We all want a quick sale on our house when we put in on the market. The process dragging on means we have to put our lives on hold, not to mention the stress of cleaning and tidying every time somebody wants to have a look round. Then surely if you were to put your house on the market and one week later you have agreed a sale price you would be happy, right?
Well, maybe you shouldn’t be. Maybe you have made a mistake by undervaluing your house. You can sell any property quickly if you put the price low enough. The housing market is dictated by the laws of supply and demand, and if the demand is strong enough, then the price should be higher.
You need to work out the right balance when putting your house on the market, not too high it scares off any potential buyers, and not too low that somebody gets a steal.
If you live in a big city at a time when the housing market is booming, there is little risk that you agree a sale price too low, because you should quickly get the message that many people would be willing to buy your property at that price, and they can enter a bidding war.
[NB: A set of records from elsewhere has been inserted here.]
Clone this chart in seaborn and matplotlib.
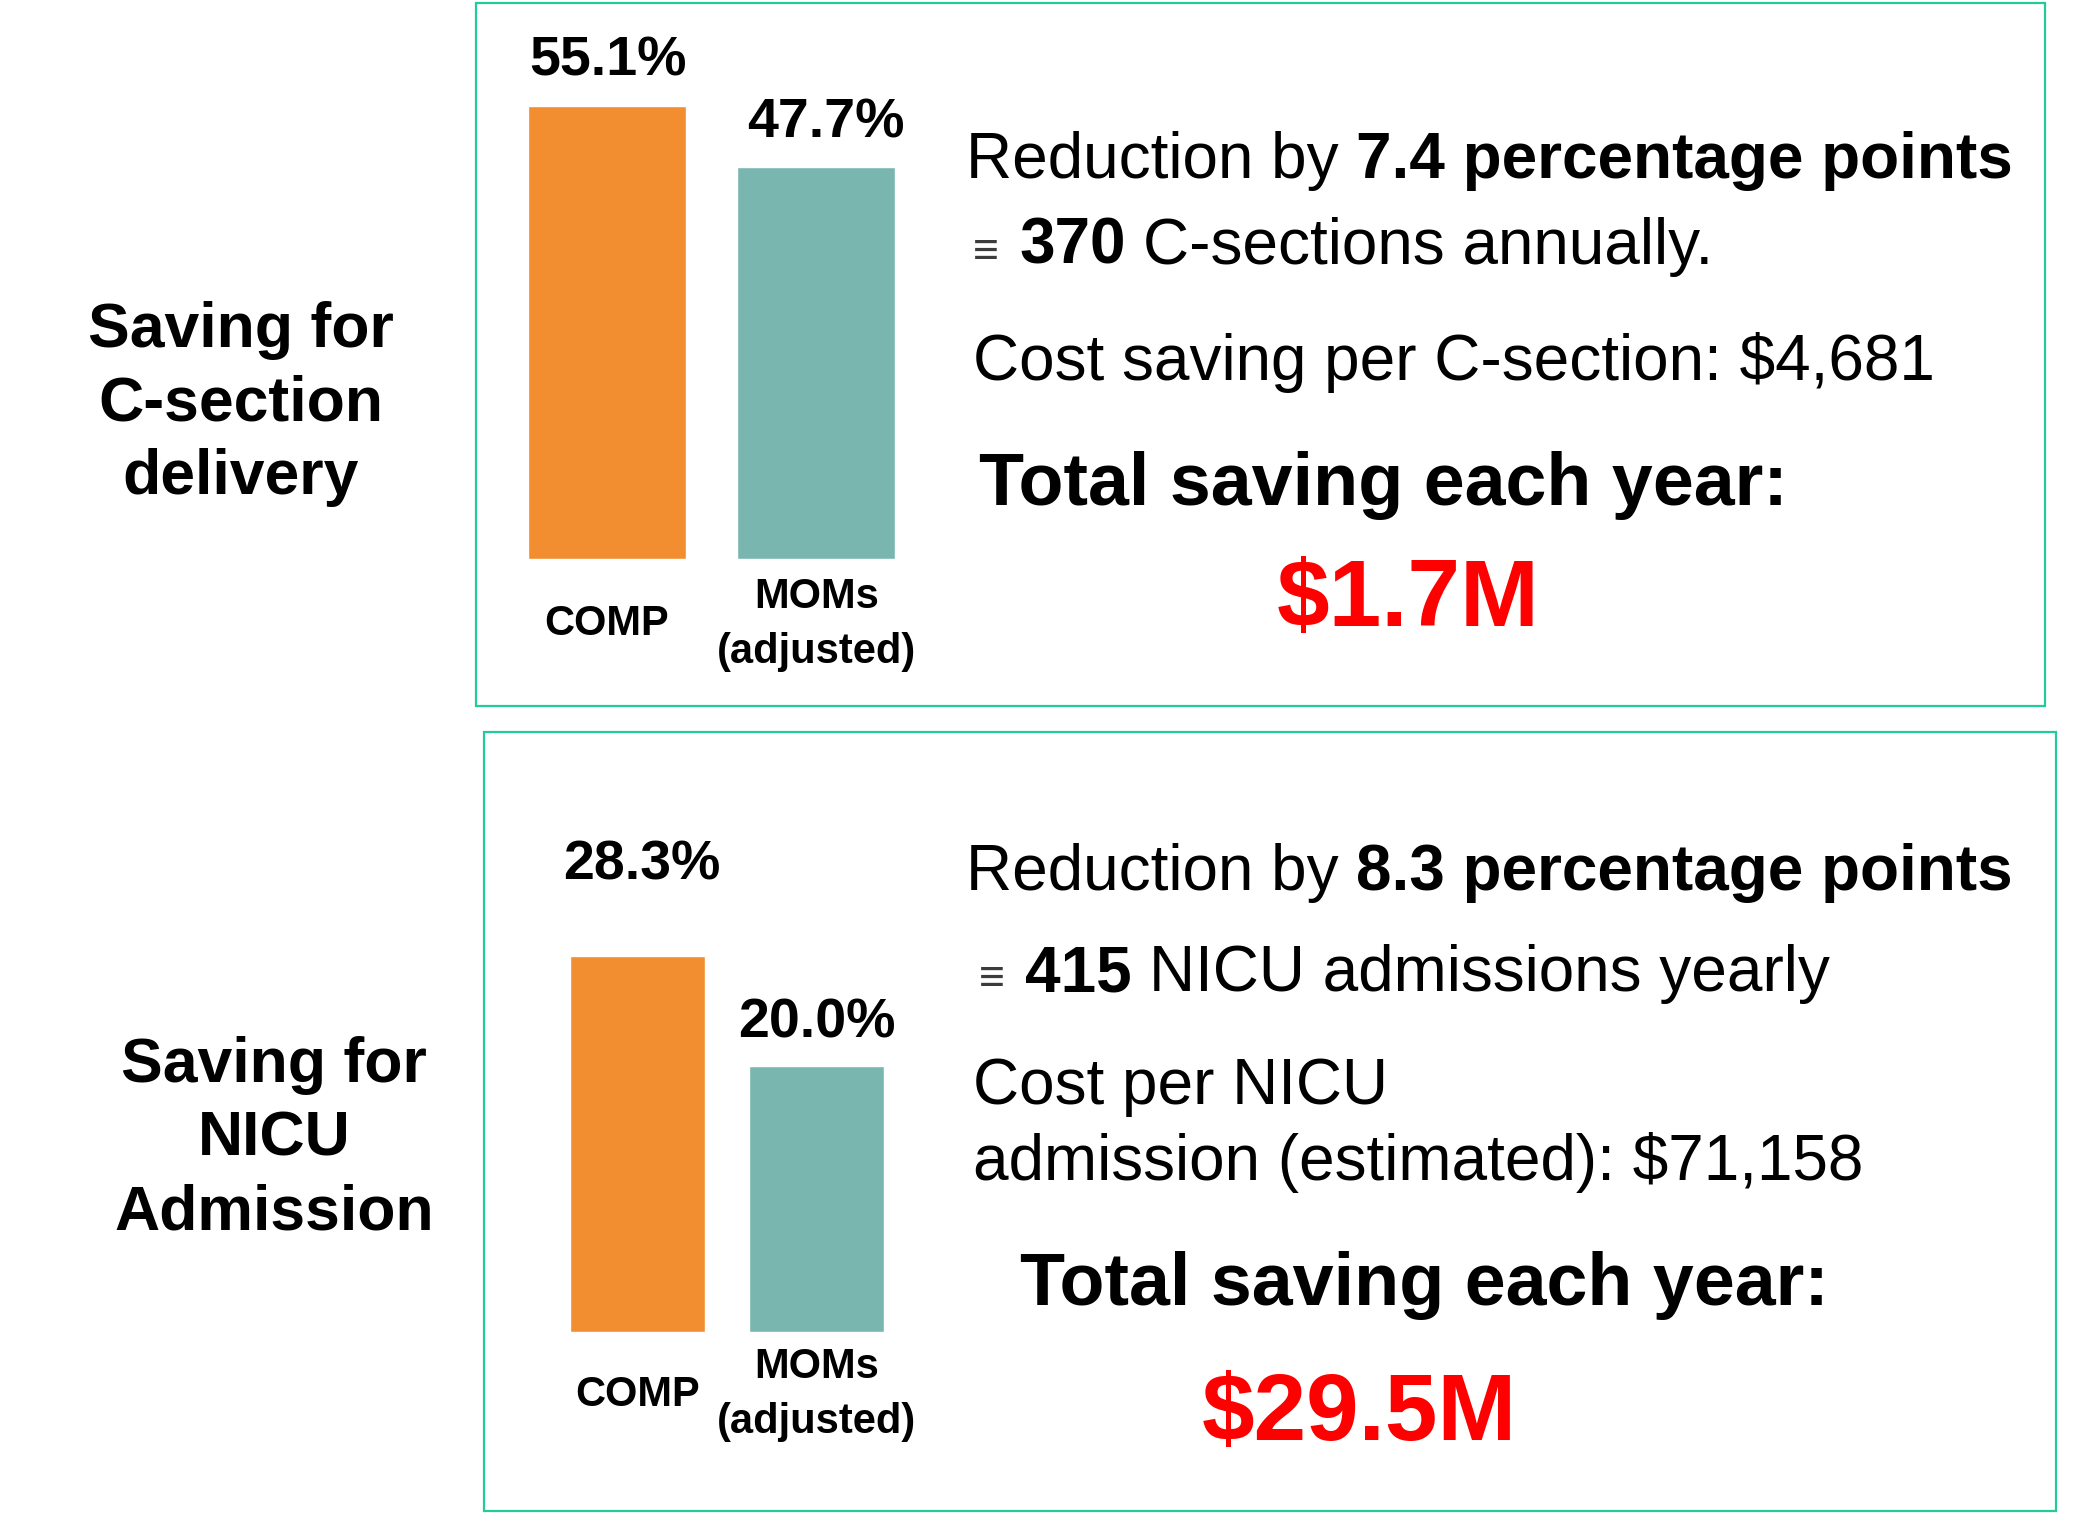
import matplotlib
matplotlib.use("Agg")
import matplotlib.pyplot as plt
import seaborn as sns
import pandas as pd
from matplotlib.patches import Rectangle

# data
categories = ["COMP", "MOMs\n(adjusted)"]
csection_rates = [55.1, 47.7]
nicu_rates = [28.3, 20.0]
bar_colors = ["#F28E2F", "#7AB6B0"]

csection_title = "Saving for\nC-section\ndelivery"
nicu_title = "Saving for\nNICU\nAdmission"
csection_saving = "$1.7M"
nicu_saving = "$29.5M"

sns.set_theme(style="white")
plt.rcParams["font.family"] = ["Liberation Sans", "DejaVu Sans"]
plt.rcParams["text.color"] = "black"

W, H = 2097, 1524
fig = plt.figure(figsize=(W / 100, H / 100), dpi=100)
fig.patch.set_facecolor("white")


def fx(x):
    return x / W


def fy(y):
    return 1 - y / H


# panel boxes
border = "#22CC9A"
for (x0, y0, x1, y1) in [(476, 3, 2045, 706), (484, 732, 2056, 1511)]:
    fig.add_artist(Rectangle((fx(x0), fy(y1)), (x1 - x0) / W, (y1 - y0) / H,
                             transform=fig.transFigure, fill=False,
                             edgecolor=border, lw=1.6))


def bar_panel(rect, values, ymax, offsets, tick_pad):
    ax = fig.add_axes(rect)
    df = pd.DataFrame({"group": categories, "rate": values})
    sns.barplot(data=df, x="group", y="rate", hue="group", palette=bar_colors,
                width=0.754, legend=False, ax=ax, saturation=1)
    ax.set_xlim(-0.5, 1.5)
    ax.set_ylim(0, ymax)
    ax.set_xlabel("")
    ax.set_ylabel("")
    ax.set_yticks([])
    ax.patch.set_alpha(0)
    sns.despine(ax=ax, left=True, bottom=True)
    ax.tick_params(axis="x", length=0, pad=tick_pad)
    for lbl in ax.get_xticklabels():
        lbl.set_fontsize(30)
        lbl.set_fontweight("bold")
        lbl.set_va("center")
        lbl.set_linespacing(1.5)
        lbl.set_color("black")
    for i, v in enumerate(values):
        ax.annotate(f"{v:.1f}%", xy=(i, v), xytext=offsets[i],
                    textcoords="offset pixels", ha="center", va="center",
                    fontsize=40, fontweight="bold", color="black")
    return ax


bar_panel([fx(502), fy(559), 419 / W, 493 / H], csection_rates, 60,
          [(1, 45), (10, 44)], 47)
bar_panel([fx(548), fy(1332), 358 / W, 465.5 / H], nicu_rates, 35,
          [(4, 90), (0, 43)], 45)

# left titles
fig.text(fx(241), fy(404), csection_title, ha="center", va="center",
         multialignment="center", fontsize=45, fontweight="bold",
         linespacing=1.32, color="black")
fig.text(fx(274), fy(1139), nicu_title, ha="center", va="center",
         multialignment="center", fontsize=45, fontweight="bold",
         linespacing=1.32, color="black")

renderer = fig.canvas.get_renderer()


def rich_line(x_px, y_px, segments):
    # segments: (text, size, weight, color, gap_before_px)
    x = x_px
    for text, size, weight, color, gap in segments:
        x += gap
        t = fig.text(fx(x), fy(y_px), text, fontsize=size, fontweight=weight,
                     color=color, ha="left", va="baseline")
        bb = t.get_window_extent(renderer)
        x = bb.x1


SP = 0.278 * 46 * 100 / 72
GREY = "#3C3C3C"

# top right text
rich_line(966, 178, [("Reduction by", 46, "normal", "black", 0),
                     ("7.4 percentage points", 46, "bold", "black", SP)])
rich_line(973, 264, [("\u2261", 32, "normal", GREY, 0),
                     ("370", 46, "bold", "black", 20),
                     ("C-sections annually.", 46, "normal", "black", SP)])
rich_line(973, 380, [("Cost saving per C-section: $4,681", 46, "normal", "black", 0)])
rich_line(979, 505, [("Total saving each year:", 53, "bold", "black", 0)])
rich_line(1277, 626, [(csection_saving, 68, "bold", "#FF0000", 0)])

# bottom right text
rich_line(966, 890, [("Reduction by", 46, "normal", "black", 0),
                     ("8.3 percentage points", 46, "bold", "black", SP)])
rich_line(979, 991, [("\u2261", 32, "normal", GREY, 0),
                     ("415", 46, "bold", "black", 20),
                     ("NICU admissions yearly", 46, "normal", "black", SP)])
rich_line(973, 1104, [("Cost per NICU", 46, "normal", "black", 0)])
rich_line(973, 1180, [("admission (estimated): $71,158", 46, "normal", "black", 0)])
rich_line(1020, 1305, [("Total saving each year:", 53, "bold", "black", 0)])
rich_line(1202, 1440, [(nicu_saving, 68, "bold", "#FF0000", 0)])

fig.savefig("out.png", dpi=100)
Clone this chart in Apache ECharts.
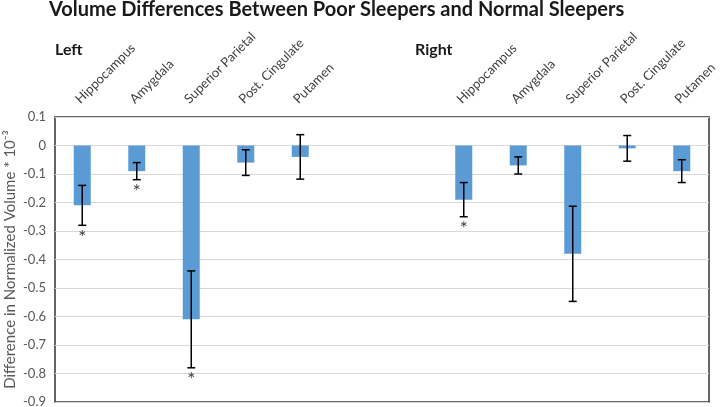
<!DOCTYPE html>
<html>
<head>
<meta charset="utf-8">
<script src="https://cdn.jsdelivr.net/npm/echarts@6/dist/echarts.min.js"></script>
<style>html,body{margin:0;padding:0;background:#fff;}#c{width:721px;height:407px;}</style>
</head>
<body>
<div id="c"></div>
<script>
var regions = ['Hippocampus', 'Amygdala', 'Superior Parietal', 'Post. Cingulate', 'Putamen'];
var leftValues = [-0.21, -0.09, -0.61, -0.06, -0.04];
var leftErrors = [0.07, 0.03, 0.17, 0.045, 0.078];
var leftSig = [true, true, true, false, false];
var rightValues = [-0.19, -0.07, -0.38, -0.01, -0.09];
var rightErrors = [0.06, 0.03, 0.167, 0.045, 0.04];
var rightSig = [true, false, false, false, false];
var gapCount = 2;
var yTicks = { min: -0.9, max: 0.1, step: 0.1 };

var categories = regions.concat(new Array(gapCount).fill(''), regions);
var values = leftValues.concat(new Array(gapCount).fill('-'), rightValues);
var errData = [];
leftValues.forEach(function (v, i) { errData.push([i, v, leftErrors[i], leftSig[i] ? 1 : 0]); });
rightValues.forEach(function (v, i) { errData.push([i + regions.length + gapCount, v, rightErrors[i], rightSig[i] ? 1 : 0]); });

var FONT = 'Lato, "Open Sans", "DejaVu Sans", sans-serif';
var chart = echarts.init(document.getElementById('c'), null, { renderer: 'canvas' });
chart.setOption({
  animation: false,
  backgroundColor: '#fff',
  title: [
    { text: 'Volume Differences Between Poor Sleepers and Normal Sleepers', left: 44, top: -5,
      textStyle: { fontFamily: FONT, fontSize: 20, fontWeight: 'bold', color: '#1a1a1a' } },
    { text: 'Left', left: 50, top: 37, textStyle: { fontFamily: FONT, fontSize: 16, fontWeight: 'bold', color: '#1a1a1a' } },
    { text: 'Right', left: 410, top: 37, textStyle: { fontFamily: FONT, fontSize: 16, fontWeight: 'bold', color: '#1a1a1a' } }
  ],
  grid: { left: 55, right: 12, top: 117, bottom: 5, containLabel: false, outerBoundsMode: 'none',
    show: true, borderColor: '#333', borderWidth: 1.5, backgroundColor: 'transparent' },
  xAxis: {
    type: 'category', position: 'top', data: categories,
    axisLine: { show: false, onZero: false }, axisTick: { show: false },
    axisLabel: { rotate: -45, interval: 0, margin: 11, verticalAlign: 'bottom', fontFamily: FONT, fontSize: 13, color: '#404040' },
    splitLine: { show: false }
  },
  yAxis: {
    type: 'value', min: yTicks.min, max: yTicks.max, interval: yTicks.step,
    name: 'Difference in Normalized Volume * 10⁻³', nameLocation: 'middle', nameGap: 37, nameMoveOverlap: false,
    nameTextStyle: { fontFamily: FONT, fontSize: 15, color: '#595959' },
    axisLine: { show: false }, axisTick: { show: false },
    axisLabel: { fontFamily: FONT, fontSize: 13, color: '#595959', margin: 9 },
    splitLine: { show: true, lineStyle: { color: '#d9d9d9', width: 1 } }
  },
  series: [
    { type: 'bar', data: values, barWidth: 17, itemStyle: { color: '#5b9bd5' }, z: 2 },
    { type: 'custom', data: errData, z: 5,
      renderItem: function (params, api) {
        var x = api.value(0), v = api.value(1), e = api.value(2), sig = api.value(3);
        var hi = api.coord([x, v + e]);
        var lo = api.coord([x, v - e]);
        var cap = 4;
        var st = { stroke: '#000', lineWidth: 1.5 };
        var children = [
          { type: 'line', shape: { x1: hi[0], y1: hi[1], x2: lo[0], y2: lo[1] }, style: st },
          { type: 'line', shape: { x1: hi[0] - cap, y1: hi[1], x2: hi[0] + cap, y2: hi[1] }, style: st },
          { type: 'line', shape: { x1: lo[0] - cap, y1: lo[1], x2: lo[0] + cap, y2: lo[1] }, style: st }
        ];
        if (sig) {
          children.push({ type: 'text', style: { text: '*', x: lo[0], y: lo[1] + 3, textAlign: 'center', textVerticalAlign: 'top',
            fontFamily: FONT, fontSize: 19, fill: '#404040' } });
        }
        return { type: 'group', children: children };
      }
    }
  ]
});
</script>
</body>
</html>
In a smaller area, where the housing market is far from booming, you might not have that luxury. The number of potential buyers is much smaller, and there are not many transactions, so if you want to achieve a fair price, you can’t rely on this strategy.
Gaging house prices is a difficult skill to master because it is part science and part art, and as such there is no real answer. Your estate agent should be there to help guide you through it, but you need to try and get a good feel for the value yourself to make sure that you are put on the market at the right price. There are many different ways to do this, but a good way is to look on the internet at the prices similar properties in the area sold for, making adjustments for things like house price inflation and significant improvements in the area that add value.